Lateral elbow tendinopathy and artificial intelligence: Binary and multilabel findings detection using machine learning algorithms

Front Med (Lausanne). 2022 Sep 23:9:945698. doi: 10.3389/fmed.2022.945698. eCollection 2022.

Abstract

Background: Ultrasound (US) is a valuable technique to detect degenerative findings and intrasubstance tears in lateral elbow tendinopathy (LET). Machine learning methods allow supporting this radiological diagnosis.

Aim: To assess multilabel classification models using machine learning models to detect degenerative findings and intrasubstance tears in US images with LET diagnosis.

Materials and methods: A retrospective study was performed. US images and medical records from patients with LET diagnosis from January 1st, 2017, to December 30th, 2018, were selected. Datasets were built for training and testing models. For image analysis, features extraction, texture characteristics, intensity distribution, pixel-pixel co-occurrence patterns, and scales granularity were implemented. Six different supervised learning models were implemented for binary and multilabel classification. All models were trained to classify four tendon findings (hypoechogenicity, neovascularity, enthesopathy, and intrasubstance tear). Accuracy indicators and their confidence intervals (CI) were obtained for all models following a K-fold-repeated-cross-validation method. To measure multilabel prediction, multilabel accuracy, sensitivity, specificity, and receiver operating characteristic (ROC) with 95% CI were used.

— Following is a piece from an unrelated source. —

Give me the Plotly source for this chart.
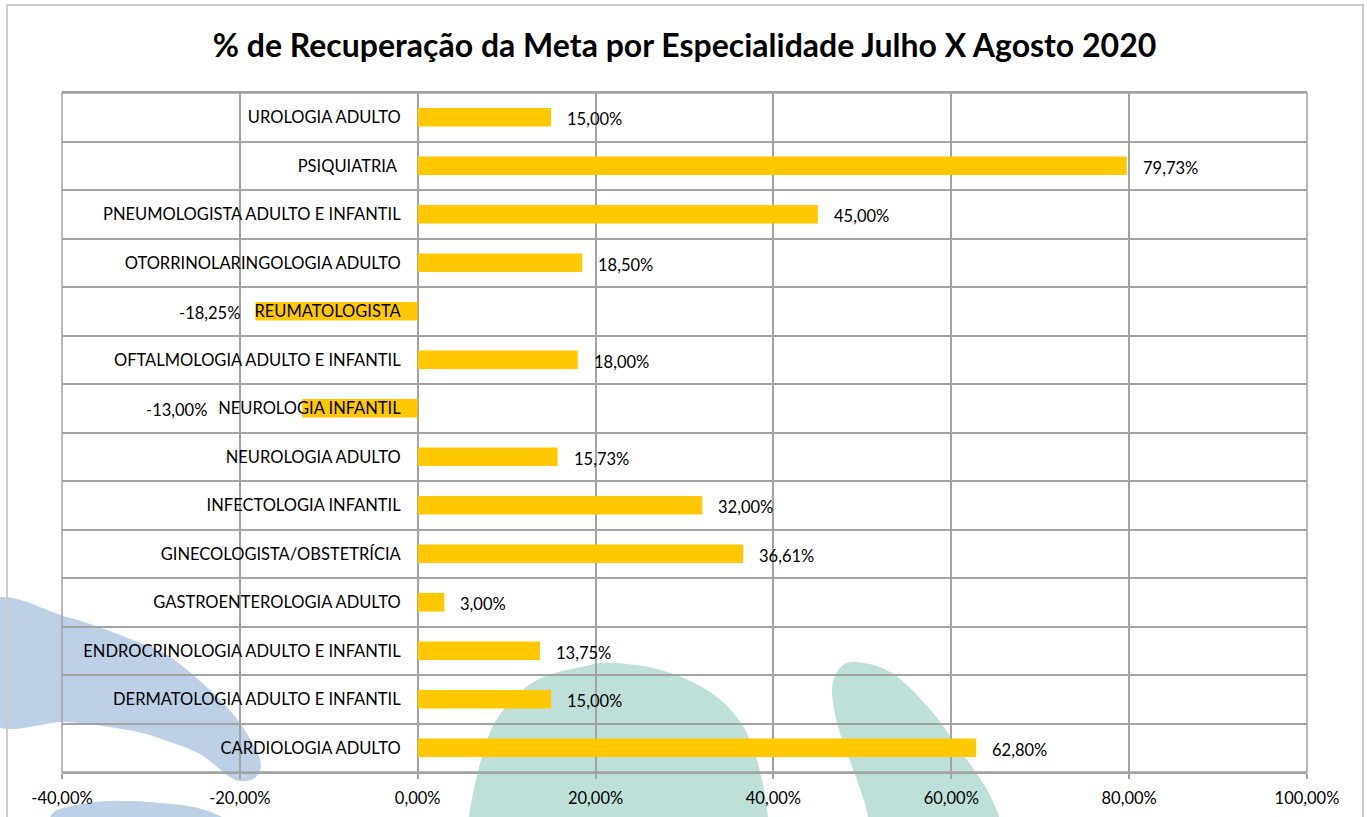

Results: A total of 30,007 US images (4,324 exams, 2,917 patients) were included in the analysis. The RF model presented the highest mean values in the area under the curve (AUC), sensitivity, and also specificity by each degenerative finding in the binary classification. The AUC and sensitivity showed the best performance in intrasubstance tear with 0.991 [95% CI, 099, 0.99], and 0.775 [95% CI, 0.77, 0.77], respectively. Instead, specificity showed upper values in hypoechogenicity with 0.821 [95% CI, 0.82, -0.82]. In the multilabel classifier, RF also presented the highest performance. The accuracy was 0.772 [95% CI, 0.771, 0.773], a great macro of 0.948 [95% CI, 0.94, 0.94], and a micro of 0.962 [95% CI, 0.96, 0.96] AUC scores were detected. Diagnostic accuracy, sensitivity, and specificity with 95% CI were calculated.

Conclusion: Machine learning algorithms based on US images with LET presented high diagnosis accuracy. Mainly the random forest model shows the best performance in binary and multilabel classifiers, particularly for intrasubstance tears.

Keywords: AUC curve; diagnosis; random forest; tennis elbow; ultrasound.